WORK TO DO —
Write out, word for word, the stretch of lines beginning at the one with "Output the Python" and ending at the one with "range(start, end + 1)]", omitting the images.

Records with drawing code:
— start —

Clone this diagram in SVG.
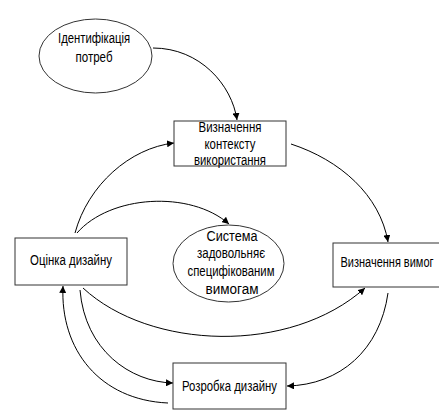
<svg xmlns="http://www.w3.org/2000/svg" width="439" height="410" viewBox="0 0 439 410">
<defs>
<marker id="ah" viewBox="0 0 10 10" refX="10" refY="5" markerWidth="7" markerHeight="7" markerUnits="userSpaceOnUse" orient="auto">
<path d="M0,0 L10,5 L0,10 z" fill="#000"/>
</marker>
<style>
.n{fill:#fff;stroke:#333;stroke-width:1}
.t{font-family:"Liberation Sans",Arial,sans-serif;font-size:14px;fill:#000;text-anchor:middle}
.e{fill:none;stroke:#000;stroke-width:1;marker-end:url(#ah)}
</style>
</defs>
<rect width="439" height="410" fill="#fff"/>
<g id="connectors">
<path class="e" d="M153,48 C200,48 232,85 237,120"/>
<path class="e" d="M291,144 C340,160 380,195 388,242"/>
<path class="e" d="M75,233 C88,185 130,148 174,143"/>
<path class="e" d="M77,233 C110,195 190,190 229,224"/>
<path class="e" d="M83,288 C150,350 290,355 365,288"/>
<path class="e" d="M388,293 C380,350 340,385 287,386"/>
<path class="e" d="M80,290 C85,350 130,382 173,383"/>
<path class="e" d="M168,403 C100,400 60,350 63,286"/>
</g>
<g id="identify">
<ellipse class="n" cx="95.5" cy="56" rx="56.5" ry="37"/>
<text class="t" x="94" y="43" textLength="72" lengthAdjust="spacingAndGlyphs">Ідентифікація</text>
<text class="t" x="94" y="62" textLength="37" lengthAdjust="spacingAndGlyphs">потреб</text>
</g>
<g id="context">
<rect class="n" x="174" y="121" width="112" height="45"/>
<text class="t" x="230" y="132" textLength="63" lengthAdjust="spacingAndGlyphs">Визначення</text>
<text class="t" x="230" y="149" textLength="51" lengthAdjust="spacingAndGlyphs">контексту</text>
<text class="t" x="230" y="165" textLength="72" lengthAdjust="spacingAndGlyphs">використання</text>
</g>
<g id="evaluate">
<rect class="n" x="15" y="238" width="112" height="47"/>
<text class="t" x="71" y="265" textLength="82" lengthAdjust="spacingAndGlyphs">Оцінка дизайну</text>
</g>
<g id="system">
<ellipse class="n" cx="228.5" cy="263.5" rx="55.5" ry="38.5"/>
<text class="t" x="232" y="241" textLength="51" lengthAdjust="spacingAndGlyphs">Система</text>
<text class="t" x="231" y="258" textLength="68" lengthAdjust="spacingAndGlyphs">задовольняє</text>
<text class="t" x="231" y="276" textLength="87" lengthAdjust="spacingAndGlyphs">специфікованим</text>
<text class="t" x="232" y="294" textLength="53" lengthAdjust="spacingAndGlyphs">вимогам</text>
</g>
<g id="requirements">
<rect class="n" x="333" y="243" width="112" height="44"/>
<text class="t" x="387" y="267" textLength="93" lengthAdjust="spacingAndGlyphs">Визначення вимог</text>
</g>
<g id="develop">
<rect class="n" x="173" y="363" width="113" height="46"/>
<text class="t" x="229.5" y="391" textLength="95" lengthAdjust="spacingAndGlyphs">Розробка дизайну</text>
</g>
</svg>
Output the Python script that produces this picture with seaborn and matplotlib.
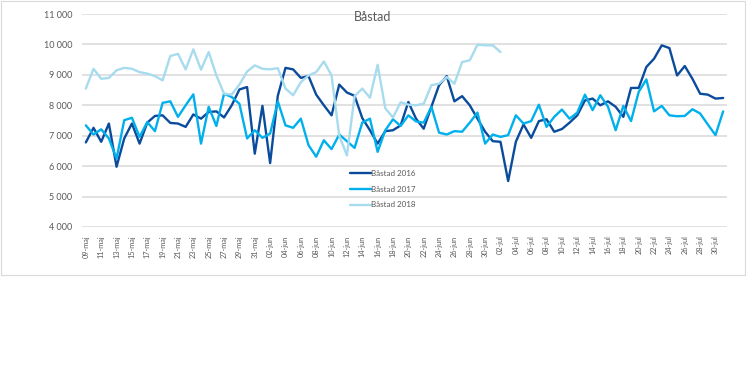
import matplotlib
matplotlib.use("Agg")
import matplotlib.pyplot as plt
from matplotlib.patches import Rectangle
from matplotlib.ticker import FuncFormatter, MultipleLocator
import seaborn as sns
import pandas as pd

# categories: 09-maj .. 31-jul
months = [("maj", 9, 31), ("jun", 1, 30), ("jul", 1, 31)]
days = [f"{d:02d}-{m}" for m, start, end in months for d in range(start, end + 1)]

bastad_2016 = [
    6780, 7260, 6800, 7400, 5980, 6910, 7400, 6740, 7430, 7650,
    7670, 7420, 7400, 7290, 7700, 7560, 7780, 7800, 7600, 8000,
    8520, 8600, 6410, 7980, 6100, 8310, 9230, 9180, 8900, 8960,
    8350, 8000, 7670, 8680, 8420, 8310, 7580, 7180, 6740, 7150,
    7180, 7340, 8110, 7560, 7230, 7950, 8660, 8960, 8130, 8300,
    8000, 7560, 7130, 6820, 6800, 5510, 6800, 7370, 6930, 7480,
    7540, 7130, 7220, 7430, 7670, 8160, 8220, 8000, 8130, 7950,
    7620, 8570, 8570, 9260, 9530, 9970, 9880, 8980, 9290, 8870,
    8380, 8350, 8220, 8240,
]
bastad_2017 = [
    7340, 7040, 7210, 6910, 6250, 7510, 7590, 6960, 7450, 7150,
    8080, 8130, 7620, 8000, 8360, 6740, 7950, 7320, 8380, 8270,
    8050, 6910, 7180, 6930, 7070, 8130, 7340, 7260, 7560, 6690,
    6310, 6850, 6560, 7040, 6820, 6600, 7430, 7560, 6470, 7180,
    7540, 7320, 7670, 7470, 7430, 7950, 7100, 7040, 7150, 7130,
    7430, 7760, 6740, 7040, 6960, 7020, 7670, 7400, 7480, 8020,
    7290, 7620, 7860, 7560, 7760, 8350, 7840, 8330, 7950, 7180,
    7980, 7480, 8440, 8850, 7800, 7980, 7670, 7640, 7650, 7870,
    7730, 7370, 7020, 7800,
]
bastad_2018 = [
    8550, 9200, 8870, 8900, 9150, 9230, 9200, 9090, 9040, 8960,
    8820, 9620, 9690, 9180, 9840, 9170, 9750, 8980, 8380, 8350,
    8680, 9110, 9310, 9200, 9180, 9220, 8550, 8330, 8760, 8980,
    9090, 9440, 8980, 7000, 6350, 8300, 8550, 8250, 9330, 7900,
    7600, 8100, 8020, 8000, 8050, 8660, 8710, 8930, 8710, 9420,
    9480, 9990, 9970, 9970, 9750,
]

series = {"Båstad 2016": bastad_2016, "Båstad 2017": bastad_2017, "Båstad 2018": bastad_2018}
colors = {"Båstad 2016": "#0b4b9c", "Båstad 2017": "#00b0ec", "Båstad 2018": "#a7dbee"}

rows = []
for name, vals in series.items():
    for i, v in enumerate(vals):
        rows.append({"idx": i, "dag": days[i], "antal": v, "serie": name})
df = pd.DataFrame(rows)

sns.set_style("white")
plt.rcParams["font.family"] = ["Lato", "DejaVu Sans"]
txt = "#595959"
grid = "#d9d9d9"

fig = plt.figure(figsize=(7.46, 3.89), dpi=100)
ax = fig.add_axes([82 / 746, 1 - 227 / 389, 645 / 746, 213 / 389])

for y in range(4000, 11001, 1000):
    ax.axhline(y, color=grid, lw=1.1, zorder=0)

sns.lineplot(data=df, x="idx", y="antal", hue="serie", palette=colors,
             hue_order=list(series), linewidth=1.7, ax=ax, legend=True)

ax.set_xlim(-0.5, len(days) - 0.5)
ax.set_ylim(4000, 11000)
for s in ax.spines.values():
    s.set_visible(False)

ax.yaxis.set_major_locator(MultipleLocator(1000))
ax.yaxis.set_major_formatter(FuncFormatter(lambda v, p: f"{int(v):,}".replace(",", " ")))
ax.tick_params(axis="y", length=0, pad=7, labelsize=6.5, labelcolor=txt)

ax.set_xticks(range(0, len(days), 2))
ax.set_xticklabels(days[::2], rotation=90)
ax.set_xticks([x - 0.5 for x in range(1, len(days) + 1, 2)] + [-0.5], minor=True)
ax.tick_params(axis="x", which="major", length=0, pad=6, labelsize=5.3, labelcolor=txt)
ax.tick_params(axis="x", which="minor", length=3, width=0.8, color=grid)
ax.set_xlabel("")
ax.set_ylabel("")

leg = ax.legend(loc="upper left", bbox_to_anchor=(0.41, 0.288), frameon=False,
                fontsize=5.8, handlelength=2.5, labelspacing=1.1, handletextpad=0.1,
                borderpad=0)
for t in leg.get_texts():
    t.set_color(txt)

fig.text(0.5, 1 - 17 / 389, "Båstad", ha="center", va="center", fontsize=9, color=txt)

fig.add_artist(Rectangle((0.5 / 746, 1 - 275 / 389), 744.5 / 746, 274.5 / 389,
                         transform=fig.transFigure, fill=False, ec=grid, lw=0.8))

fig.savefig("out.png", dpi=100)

— end —

COMPLETED EXERCISE —
Output the Python script that produces this picture with seaborn and matplotlib.
import matplotlib
matplotlib.use("Agg")
import matplotlib.pyplot as plt
from matplotlib.patches import Rectangle
from matplotlib.ticker import FuncFormatter, MultipleLocator
import seaborn as sns
import pandas as pd

# categories: 09-maj .. 31-jul
months = [("maj", 9, 31), ("jun", 1, 30), ("jul", 1, 31)]
days = [f"{d:02d}-{m}" for m, start, end in months for d in range(start, end + 1)]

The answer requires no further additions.